O próximo sinal de mudança veio da Direcção da SAD. Os jogadores nem queriam acreditar quando da direcção da SAD começaram a sair de forma mais ou menos indirecta e velada críticas à sua actuação. Os comunicados saídos daquele órgão para a imprensa, declinando qualquer responsabilidade própria pela situação alcançada, passaram a fazer recair sobre os jogadores a culpa da má classificação da equipa. E consequentemente, foi decidido reduzir as férias dos jogadores, pois se trabalhassem mais os resultados melhorariam. E como se isso não bastasse, chegou a falar-se em reduzir os ordenados dos jogadores. Os adeptos aplaudiam entusiasticamente esta nova atitude dura e justa da Direcção, e era frequente, nos cafés e tabernas, ouvir frases como: “não fazem nada e ainda querem ganhar muito! Até ganham de mais para os resultados que conseguem...”, “nem deviam ter férias”! Perante esta nova situação a atitude dos jogadores começou finalmente a mudar.
Cansados, desprestigiados, desmotivados, sentindo que apesar de terem dado o seu melhor ainda estavam a ser alvo de medidas retaliatórias, a sua disponibilidade para continuar a jogar com aquelas regras começou a ser cada vez menor, e o esforço posto em campo foi naturalmente diminuindo.
Os resultados pioraram sensivelmente.
O Treinador, esse, continuou a berrar para dentro do campo o seu slogan “mais esforço, mais empenho, mais sacrifício”.

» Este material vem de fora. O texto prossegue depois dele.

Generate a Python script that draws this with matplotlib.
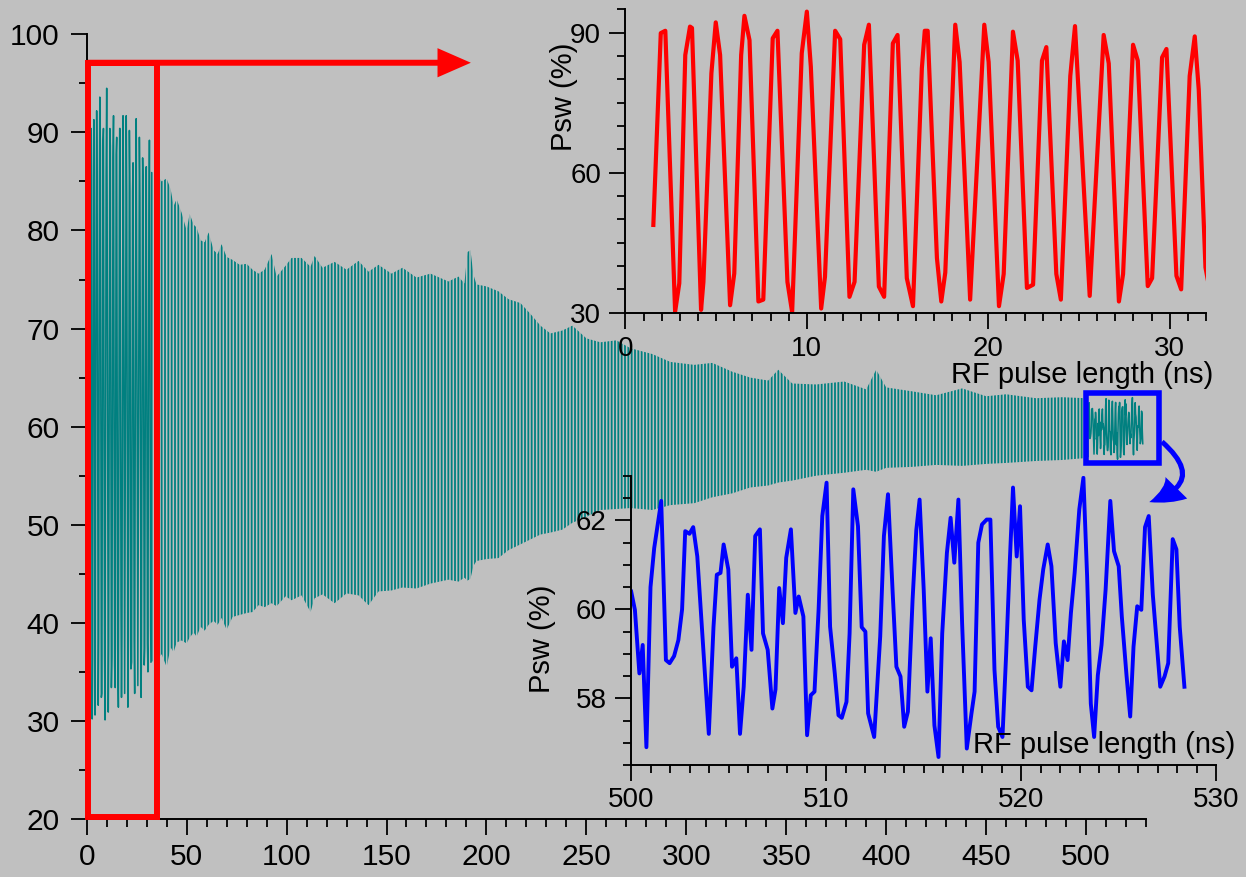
import matplotlib
matplotlib.use("Agg")
import matplotlib.pyplot as plt
from matplotlib.patches import Rectangle
from matplotlib.ticker import MultipleLocator

plt.rcParams["font.family"] = ["Liberation Sans", "DejaVu Sans"]
plt.rcParams["hatch.linewidth"] = 1.3

# switching probability, first 32 ns (red zoom)
red_t = [1.54, 1.95, 2.20, 2.74, 2.97, 3.30, 3.56, 3.67, 4.17, 4.30,
         4.74, 4.98, 5.22, 5.77, 6.00, 6.38, 6.56, 6.84, 7.33, 7.60,
         8.12, 8.38, 8.93, 9.19, 9.72, 10.00, 10.22, 10.79, 11.00, 11.56,
         11.84, 12.35, 12.63, 13.16, 13.42, 13.97, 14.26, 14.74, 15.00, 15.51,
         15.85, 16.34, 16.50, 16.66, 17.17, 17.41, 17.63, 18.18, 18.42, 19.00,
         19.78, 20.02, 20.59, 20.85, 21.36, 21.62, 22.13, 22.47, 22.96, 23.20,
         23.75, 24.00, 24.52, 24.78, 25.59, 26.36, 26.64, 27.20, 27.43, 27.98,
         28.24, 28.79, 29.03, 29.58, 29.82, 30.37, 30.63, 31.10, 31.38, 31.60,
         31.97, 32.15]
red_v = [48.8, 89.9, 90.4, 30.2, 36.3, 85.2, 91.3, 91.0, 30.6, 36.6,
         81.3, 92.2, 85.2, 31.6, 38.4, 85.2, 93.6, 88.4, 32.4, 32.8,
         88.8, 90.4, 36.6, 30.1, 85.6, 94.5, 82.7, 30.9, 37.7, 90.4,
         88.6, 33.4, 36.6, 87.4, 91.7, 35.6, 33.4, 87.7, 89.5, 37.4,
         31.4, 82.4, 90.4, 90.4, 41.7, 32.4, 38.6, 91.7, 83.7, 32.8,
         91.7, 83.7, 31.4, 38.3, 90.2, 84.0, 35.3, 36.0, 84.0, 86.9,
         38.3, 32.8, 80.7, 91.4, 33.6, 89.5, 83.4, 32.4, 38.3, 87.4,
         84.0, 35.7, 37.4, 84.7, 86.5, 37.9, 35.0, 80.7, 89.2, 77.8,
         39.7, 36.0]

# upper / lower envelope of the dense main trace, 32-500 ns
env_t = [32, 35, 37.5, 40, 42, 43.5, 45, 47.5, 50, 51.5,
         53.5, 55, 57, 59, 61, 63.5, 65.5, 67.5, 70, 73,
         76.5, 80, 83, 86, 89, 92.5, 95, 99.5, 102.5, 107.5,
         112, 114, 118, 124, 130, 136, 141, 146, 152.5, 158,
         165, 172, 181, 186, 189, 190.5, 192, 193.5, 195, 200,
         206, 211, 217, 222, 227, 232, 238, 243, 250, 257,
         265, 272, 283, 292, 304, 313, 323, 332, 341, 346,
         353, 365, 379, 390, 395, 400, 413, 425, 438, 450,
         460, 475, 488, 500]
env_hi = [86.0, 85.8, 85.0, 85.3, 84.2, 82.5, 83.2, 81.8, 80.0, 81.7,
          80.6, 80.3, 79.0, 78.8, 79.8, 78.0, 77.6, 78.6, 77.3, 77.0,
          76.5, 76.6, 76.0, 75.6, 76.0, 77.6, 75.3, 76.4, 77.2, 77.2,
          76.3, 77.4, 76.2, 76.8, 76.0, 76.9, 75.8, 76.5, 75.6, 76.2,
          75.2, 75.6, 74.8, 75.3, 74.6, 77.8, 78.0, 75.5, 74.5, 74.3,
          73.8, 73.0, 72.6, 71.5, 70.3, 69.5, 69.8, 70.3, 69.0, 68.6,
          68.8, 68.0, 67.4, 66.6, 66.3, 66.5, 65.6, 65.0, 64.7, 65.8,
          64.4, 64.3, 64.6, 63.8, 65.8, 64.0, 63.6, 63.2, 63.9, 63.1,
          63.3, 62.9, 63.0, 62.9]
env_lo = [36.0, 36.2, 36.8, 35.5, 37.5, 37.0, 38.0, 38.2, 37.9, 38.5,
          39.0, 38.6, 39.6, 39.2, 39.8, 40.2, 39.8, 40.5, 39.3, 40.6,
          40.8, 41.0, 41.1, 41.8, 41.6, 42.0, 41.7, 42.7, 42.3, 42.8,
          41.1, 42.5, 42.9, 42.0, 43.0, 42.8, 41.8, 43.2, 43.3, 43.6,
          43.5, 44.0, 44.4, 44.2, 44.6, 44.3, 44.5, 45.8, 46.3, 46.5,
          46.6, 47.4, 48.0, 48.5, 49.0, 49.2, 49.5, 50.2, 50.8, 51.5,
          51.6, 51.7, 51.5, 52.0, 52.2, 52.8, 53.2, 53.8, 54.0, 54.3,
          54.5, 55.0, 55.3, 55.6, 55.4, 55.8, 55.9, 56.1, 56.0, 56.2,
          56.3, 56.5, 56.6, 56.8]

# switching probability, 500-528 ns (blue zoom)
blue_t = [500.01, 500.20, 500.43, 500.60, 500.79, 501.00, 501.19, 501.55, 501.79, 501.98,
          502.21, 502.43, 502.62, 502.78, 503.00, 503.19, 503.40, 503.99, 504.23, 504.40,
          504.59, 504.75, 504.99, 505.18, 505.40, 505.59, 505.78, 505.99, 506.18, 506.37,
          506.61, 506.77, 507.01, 507.25, 507.41, 507.60, 507.79, 507.96, 508.20, 508.43,
          508.60, 508.84, 509.03, 509.22, 509.41, 509.62, 509.81, 510.03, 510.21, 510.45,
          510.64, 510.81, 511.05, 511.21, 511.40, 511.64, 511.83, 512.02, 512.16, 512.47,
          512.78, 512.97, 513.18, 513.42, 513.61, 513.82, 514.01, 514.20, 514.44, 514.63,
          514.80, 515.01, 515.20, 515.37, 515.56, 515.77, 515.96, 516.20, 516.39, 516.58,
          516.79, 516.98, 517.22, 517.46, 517.62, 517.81, 518.00, 518.24, 518.43, 518.64,
          518.83, 519.05, 519.24, 519.43, 519.59, 519.78, 519.95, 520.14, 520.35, 520.54,
          520.73, 520.95, 521.14, 521.37, 521.56, 521.78, 522.02, 522.20, 522.39, 522.56,
          522.75, 522.99, 523.20, 523.39, 523.58, 523.75, 523.94, 524.13, 524.34, 524.58,
          524.77, 525.01, 525.17, 525.41, 525.60, 525.77, 525.96, 526.17, 526.36, 526.55,
          526.76, 526.95, 527.14, 527.36, 527.55, 527.78, 527.97, 528.14, 528.38]
blue_v = [60.40, 59.99, 58.56, 59.20, 56.90, 60.50, 61.38, 62.44, 58.86, 58.79,
          58.95, 59.31, 60.00, 61.76, 61.70, 61.85, 61.19, 57.20, 59.60, 60.78,
          60.82, 61.46, 60.90, 58.71, 58.90, 57.20, 58.26, 60.33, 59.09, 61.65,
          61.80, 59.46, 59.09, 57.77, 58.20, 60.48, 59.69, 61.16, 61.80, 59.92,
          60.29, 59.84, 57.17, 58.07, 58.15, 59.99, 62.10, 62.85, 59.61, 58.56,
          57.62, 57.56, 57.92, 59.46, 62.70, 61.87, 59.60, 59.50, 57.66, 57.13,
          59.39, 61.65, 62.59, 60.37, 58.71, 58.49, 57.36, 57.70, 60.22, 61.78,
          62.47, 60.45, 58.15, 59.35, 57.39, 56.68, 59.46, 61.27, 62.06, 61.05,
          62.47, 59.69, 56.87, 57.66, 58.15, 61.50, 61.91, 62.02, 62.02, 58.64,
          57.36, 57.13, 59.01, 61.12, 62.74, 61.19, 62.32, 59.77, 58.26, 58.18,
          59.16, 60.22, 60.90, 61.46, 60.97, 59.24, 58.26, 59.28, 58.86, 59.92,
          60.82, 62.25, 62.96, 60.75, 57.88, 57.13, 58.52, 59.20, 60.45, 62.44,
          61.31, 60.97, 59.84, 58.52, 57.59, 59.16, 60.07, 59.99, 61.85, 62.10,
          60.33, 59.31, 58.26, 58.49, 58.79, 61.58, 61.35, 59.61, 58.26]

parameters = {"width": 1246,
              "height": 877,
              "background": "#c0c0c0",
              "teal": "#008080",
              "fontsize": 21.5,
              "inset fontsize": 20,
              "label fontsize": 21,
              # axes boxes in pixels: left, top, right, bottom
              "main box": (86.7, 34.3, 1146, 819),
              "red box": (625.4, 9.3, 1206, 312.7),
              "blue box": (631, 476, 1216, 765),
              }

W, H = parameters["width"], parameters["height"]


def axes_rect(box):
    left, top, right, bottom = box
    return [left / W, (H - bottom) / H, (right - left) / W, (bottom - top) / H]


def style_axes(ax, fontsize, xpad, ypad):
    for side in ["top", "right"]:
        ax.spines[side].set_visible(False)
    for side in ["left", "bottom"]:
        ax.spines[side].set_linewidth(1.4)
    ax.tick_params(which="major", direction="out", length=11.5, width=1.3,
                   labelsize=fontsize)
    ax.tick_params(which="minor", direction="out", length=5.8, width=1.3)
    ax.tick_params(axis="x", which="major", pad=xpad)
    ax.tick_params(axis="y", which="major", pad=ypad)


fig = plt.figure(figsize=(W / 100, H / 100), dpi=100,
                 facecolor=parameters["background"])

# main panel
ax = fig.add_axes(axes_rect(parameters["main box"]))
ax.set_facecolor(parameters["background"])
ax.plot(red_t, red_v, color=parameters["teal"], lw=1.1)
ax.fill_between(env_t, env_lo, env_hi, facecolor="none",
                edgecolor=parameters["teal"], hatch="|||||", linewidth=0)
ax.plot(blue_t, blue_v, color=parameters["teal"], lw=1.1)
ax.set_xlim(0, 530)
ax.set_ylim(20, 100)
ax.xaxis.set_major_locator(MultipleLocator(50))
ax.xaxis.set_minor_locator(MultipleLocator(10))
ax.yaxis.set_major_locator(MultipleLocator(10))
ax.yaxis.set_minor_locator(MultipleLocator(5))
style_axes(ax, parameters["fontsize"], 6, 8)

# zoom markers
ax.add_patch(Rectangle((0.6, 20.2), 34.6, 76.9, fill=False, ec="red",
                       lw=4.3, joinstyle="miter", clip_on=False, zorder=5))
ax.annotate("", xy=(192.2, 97.1), xytext=(0.6, 97.1),
            arrowprops=dict(arrowstyle="simple,head_length=2.4,head_width=2.1,tail_width=0.43",
                            color="red", lw=0, shrinkA=0, shrinkB=0,
                            mutation_scale=10),
            annotation_clip=False, zorder=5)
ax.add_patch(Rectangle((500.2, 56.3), 36.4, 7.1, fill=False, ec="blue",
                       lw=4.0, joinstyle="miter", clip_on=False, zorder=5))
ax.annotate("", xy=(531.65, 52.31), xytext=(538.0, 58.46),
            arrowprops=dict(arrowstyle="simple,head_length=2.2,head_width=2.2,tail_width=0.36",
                            connectionstyle="arc3,rad=-0.88",
                            color="blue", lw=0, shrinkA=0, shrinkB=0,
                            mutation_scale=10),
            annotation_clip=False, zorder=5)

# red inset, 0-32 ns
ax_r = fig.add_axes(axes_rect(parameters["red box"]))
ax_r.set_facecolor("none")
ax_r.plot(red_t, red_v, color="red", lw=3)
ax_r.set_xlim(0, 32)
ax_r.set_ylim(30, 95)
ax_r.xaxis.set_major_locator(MultipleLocator(10))
ax_r.xaxis.set_minor_locator(MultipleLocator(1))
ax_r.yaxis.set_major_locator(MultipleLocator(30))
ax_r.yaxis.set_minor_locator(MultipleLocator(5))
style_axes(ax_r, parameters["inset fontsize"], 5, 6)
ax_r.text(-0.106, 0.711, "Psw (%)", rotation=90, ha="center", va="center",
          transform=ax_r.transAxes, fontsize=parameters["label fontsize"])
ax_r.text(1.012, -0.205, "RF pulse length (ns)", ha="right", va="center",
          transform=ax_r.transAxes, fontsize=parameters["label fontsize"])

# blue inset, 500-530 ns
ax_b = fig.add_axes(axes_rect(parameters["blue box"]))
ax_b.set_facecolor("none")
ax_b.plot(blue_t, blue_v, color="blue", lw=2.8)
ax_b.set_xlim(500, 530)
ax_b.set_ylim(56.5, 63)
ax_b.xaxis.set_major_locator(MultipleLocator(10))
ax_b.xaxis.set_minor_locator(MultipleLocator(1))
ax_b.yaxis.set_major_locator(MultipleLocator(2))
ax_b.yaxis.set_minor_locator(MultipleLocator(0.5))
style_axes(ax_b, parameters["inset fontsize"], 4, 6)
ax_b.text(-0.152, 0.436, "Psw (%)", rotation=90, ha="center", va="center",
          transform=ax_b.transAxes, fontsize=parameters["label fontsize"])
ax_b.text(1.0325, 0.069, "RF pulse length (ns)", ha="right", va="center",
          transform=ax_b.transAxes, fontsize=parameters["label fontsize"])

fig.savefig("out.png", dpi=100, facecolor=parameters["background"])
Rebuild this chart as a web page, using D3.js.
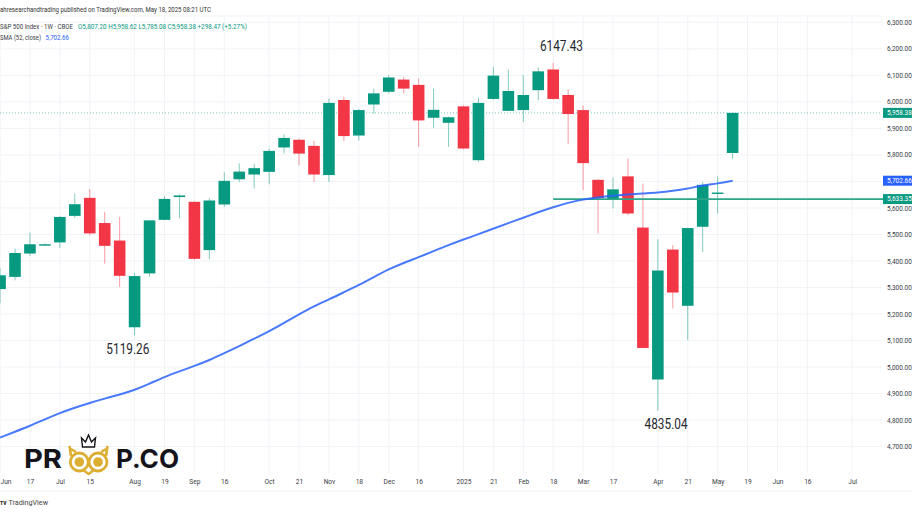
<!DOCTYPE html>
<html>
<head>
<meta charset="utf-8">
<script src="https://cdn.jsdelivr.net/npm/d3@7"></script>
<style>
html,body{margin:0;padding:0;background:#fff;overflow:hidden}
svg{display:block}
text{font-family:Roboto,"Liberation Sans",sans-serif}
</style>
</head>
<body>
<svg id="c" width="912" height="513"></svg>
<script>
const opens =[5294,5340,5428,5458,5470,5570,5638,5543,5477,5150,5353,5555,5641,5623,5441,5613,5708,5726,5736,5828,5857,5834,5724,6007,5873,5990,6038,6084,6064,5940,5921,5983,5780,6011,5966,5969,6044,6122,6026,5969,5706,5632,5719,5526,4953,5443,5231,5529,5653,5807.20];
const highs =[5373,5447,5507,5465,5569,5654,5671,5585,5566,5355,5554,5644,5652,5625,5636,5734,5768,5766,5824,5878,5862,5853,6013,6019,5973,6050,6101,6094,6088,6050,5944,5986,6016,6132,6122,6101,6130,6147.43,6047,5987,5708,5715,5786,5692,5482,5460,5526,5698,5720,5958.62];
const lows  =[5241,5327,5419,5456,5449,5562,5497,5390,5302,5119.26,5340,5554,5560,5403,5407,5604,5698,5673,5689,5805,5761,5698,5698,5853,5854,5956,6032,6032,5830,5902,5830,5821,5774,6008,5965,5924,6006,6008,5840,5667,5504,5598,5573,5071,4835.04,5221,5101,5434,5579,5785.08];
const closes=[5346,5430,5463,5463,5566,5614,5504,5457,5344,5343,5553,5634,5647,5408,5628,5702,5737,5750,5815,5864,5805,5726,5996,5871,5969,6032,6092,6050,5930,5970,5942,5824,5996,6099,6041,6026,6115,6011,5954,5769,5637,5670,5579,5072,5364,5281,5524,5687,5658,5958.38];
const smaValues=[4734,4756,4778,4803,4827,4847,4865,4881,4896,4913,4937,4963,4984,5004,5026,5052,5079,5107,5135,5167,5199,5230,5255,5282,5309,5339,5369,5393,5414,5437,5460,5481,5501,5522,5543,5563,5584,5603,5620,5632,5640,5646,5651,5655,5658,5664,5673,5685,5692,5702.66];
const xTickIndex=[0,2,4,6,9,11,13,15,18,20,22,24,26,28,31,33,35,37,39,41,44,46,48,50,52,54,57];
const xTickLabels=["Jun","17","Jul","15","Aug","19","Sep","16","Oct","21","Nov","18","Dec","16","2025","21","Feb","18","Mar","17","Apr","21","May","19","Jun","16","Jul"];
const yTicks=[6300,6200,6100,6000,5900,5800,5700,5600,5500,5400,5300,5200,5100,5000,4900,4800,4700];
const lastPrice=5958.38, smaLast=5702.66, support=5633.35, supportStartIndex=37;
const callouts=[{label:"6147.43",i:37.55,v:6192},{label:"5119.26",i:8.55,v:5049},{label:"4835.04",i:44.55,v:4768}];
const headerText="ahresearchandtrading published on TradingView.com, May 18, 2025 08:21 UTC";
const legendName="S&P 500 Index · 1W · CBOE";
const legendOHLC="O5,807.20 H5,958.62 L5,785.08 C5,958.38 +298.47 (+5.27%)";
const legendSma="SMA (52, close)";

const GREEN="#089981",RED="#f23645",BLUE="#2962ff",GRID="#f1f3f7",TXT="#3a3d46";
const svg=d3.select("#c");
const x=d3.scaleLinear().domain([0,49]).range([0.05,732.6]);
const y=d3.scaleLinear().domain([4700,6300]).range([446.6,22.3]);
const fmt=d3.format(",.2f");
const plotR=882, plotT=16, plotB=473;

// grid
svg.append("g").selectAll("line").data(yTicks).join("line")
  .attr("x1",0).attr("x2",plotR).attr("y1",d=>y(d)).attr("y2",d=>y(d)).attr("stroke",GRID);
svg.append("g").selectAll("line").data(xTickIndex).join("line")
  .attr("x1",d=>x(d)).attr("x2",d=>x(d)).attr("y1",plotT).attr("y2",plotB).attr("stroke",GRID);
svg.append("line").attr("x1",0).attr("x2",plotR).attr("y1",plotT).attr("y2",plotT).attr("stroke",GRID);
svg.append("line").attr("x1",0).attr("x2",912).attr("y1",491).attr("y2",491).attr("stroke","#eceef2");

// last price dotted
svg.append("line").attr("x1",0).attr("x2",plotR).attr("y1",y(lastPrice)).attr("y2",y(lastPrice))
  .attr("stroke",GREEN).attr("stroke-opacity",.55).attr("stroke-dasharray","1 2");

// candles
const idx=d3.range(opens.length);
const col=i=>closes[i]>=opens[i]?GREEN:RED;
svg.append("g").selectAll("line").data(idx).join("line")
  .attr("x1",i=>x(i)).attr("x2",i=>x(i)).attr("y1",i=>y(highs[i])).attr("y2",i=>y(lows[i]))
  .attr("stroke",col).attr("stroke-opacity",.5).attr("stroke-width",1);
svg.append("g").selectAll("rect").data(idx).join("rect")
  .attr("x",i=>x(i)-5.8).attr("width",11.6)
  .attr("y",i=>y(Math.max(opens[i],closes[i])))
  .attr("height",i=>Math.max(1.4,Math.abs(y(opens[i])-y(closes[i]))))
  .attr("fill",col);

// support line
svg.append("line").attr("x1",x(supportStartIndex)).attr("x2",885).attr("y1",y(support)).attr("y2",y(support))
  .attr("stroke","#2ea586").attr("stroke-width",1.6);

// SMA
svg.append("path").datum(smaValues)
  .attr("d",d3.line().x((d,i)=>x(i)).y(d=>y(d)).curve(d3.curveBasis))
  .attr("fill","none").attr("stroke",BLUE).attr("stroke-opacity",.85).attr("stroke-width",2);

// y axis labels
const yAxis=d3.axisRight(y).tickValues(yTicks).tickFormat(fmt).tickSize(0).tickPadding(0);
const gy=svg.append("g").attr("transform","translate(887,0)").call(yAxis);
gy.select(".domain").remove();
gy.selectAll("text").attr("fill",TXT).attr("font-size",6.5).style("font-family","Roboto");

// price tags
[[lastPrice,GREEN],[smaLast,BLUE],[support,GREEN]].forEach(([v,c])=>{
  svg.append("rect").attr("x",883).attr("y",y(v)-5).attr("width",29).attr("height",10).attr("fill",c);
  svg.append("text").attr("x",887).attr("y",y(v)+2.4).attr("fill","#fff").attr("font-size",6.5).text(fmt(v));
});

// x axis labels
const xAxis=d3.axisBottom(x).tickValues(xTickIndex).tickFormat((d,i)=>xTickLabels[i]).tickSize(0).tickPadding(0);
const gx=svg.append("g").attr("transform","translate(0,479.5)").call(xAxis);
gx.select(".domain").remove();
gx.selectAll("text").attr("fill",TXT).attr("font-size",6.6).style("font-family","Roboto");
gx.selectAll("text").filter((d,i)=>i===0).attr("text-anchor","start");

// header and legend
svg.append("text").attr("x",0).attr("y",12).attr("fill","#333").attr("font-size",7).attr("textLength",211).attr("lengthAdjust","spacingAndGlyphs").text(headerText);
svg.append("text").attr("x",0).attr("y",28.5).attr("fill",TXT).attr("font-size",6.8).attr("textLength",73).attr("lengthAdjust","spacingAndGlyphs").text(legendName);
svg.append("text").attr("x",78).attr("y",28.5).attr("fill",GREEN).attr("font-size",6.8).attr("textLength",169).attr("lengthAdjust","spacingAndGlyphs").text(legendOHLC);
svg.append("text").attr("x",0).attr("y",40).attr("fill",TXT).attr("font-size",6.8).attr("textLength",41).attr("lengthAdjust","spacingAndGlyphs").text(legendSma);
svg.append("text").attr("x",45.5).attr("y",40).attr("fill",BLUE).attr("font-size",6.8).attr("textLength",23.5).attr("lengthAdjust","spacingAndGlyphs").text(fmt(smaLast));

// callouts
svg.append("g").selectAll("text").data(callouts).join("text")
  .attr("x",d=>x(d.i)-21.5).attr("y",d=>y(d.v))
  .attr("fill","#26282e").attr("font-size",14.5)
  .attr("textLength",43).attr("lengthAdjust","spacingAndGlyphs")
  .text(d=>d.label);

// logo
const logo=svg.append("g");
logo.append("text").attr("x",24).attr("y",468).attr("font-size",26).attr("font-weight",700)
  .style("font-family","Inter").attr("fill","#14141a").attr("textLength",38).attr("lengthAdjust","spacingAndGlyphs").text("PR");
logo.append("text").attr("x",116).attr("y",468).attr("font-size",26).attr("font-weight",700)
  .style("font-family","Inter").attr("fill","#14141a").attr("textLength",63).attr("lengthAdjust","spacingAndGlyphs").text("P.CO");
const GOLD="#dcae32";
[79.3,98].forEach(cx=>{
  logo.append("circle").attr("cx",cx).attr("cy",462).attr("r",9).attr("fill","none").attr("stroke",GOLD).attr("stroke-width",2.8);
  logo.append("circle").attr("cx",cx).attr("cy",462).attr("r",4.8).attr("fill",GOLD);
});
logo.append("path").attr("d","M69.5 446L71 456M71 449L76 452M107.5 446L106 456M106 449L101 452M83 470L88.6 474L94 470")
  .attr("stroke",GOLD).attr("stroke-width",2.6).attr("fill","none");
logo.append("path").attr("d","M82.5 447L81.5 438L85.5 442L88.5 435L91.5 442L95.5 438L94.5 447Z").attr("fill","none").attr("stroke","#14141a").attr("stroke-width",1.4);

// footer
svg.append("text").attr("x",0).attr("y",504.5).attr("font-size",6).attr("font-weight",900).attr("fill","#222").attr("textLength",6.5).attr("lengthAdjust","spacingAndGlyphs").text("TV");
svg.append("text").attr("x",8.5).attr("y",504.5).attr("font-size",7.2).attr("fill","#444").text("TradingView");
</script>
</body>
</html>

Nesta espiral de ausência de bons resultados, cansaço, desmotivação, adversários difíceis, retaliação sobre os jogadores, desprestígio público da equipa, manutenção das mesmas regras do jogo, a equipa foi-se afundando cada vez mais.
E mais.
E mais.
Até que, um certo dia, todos os olhos se voltaram para o Treinador.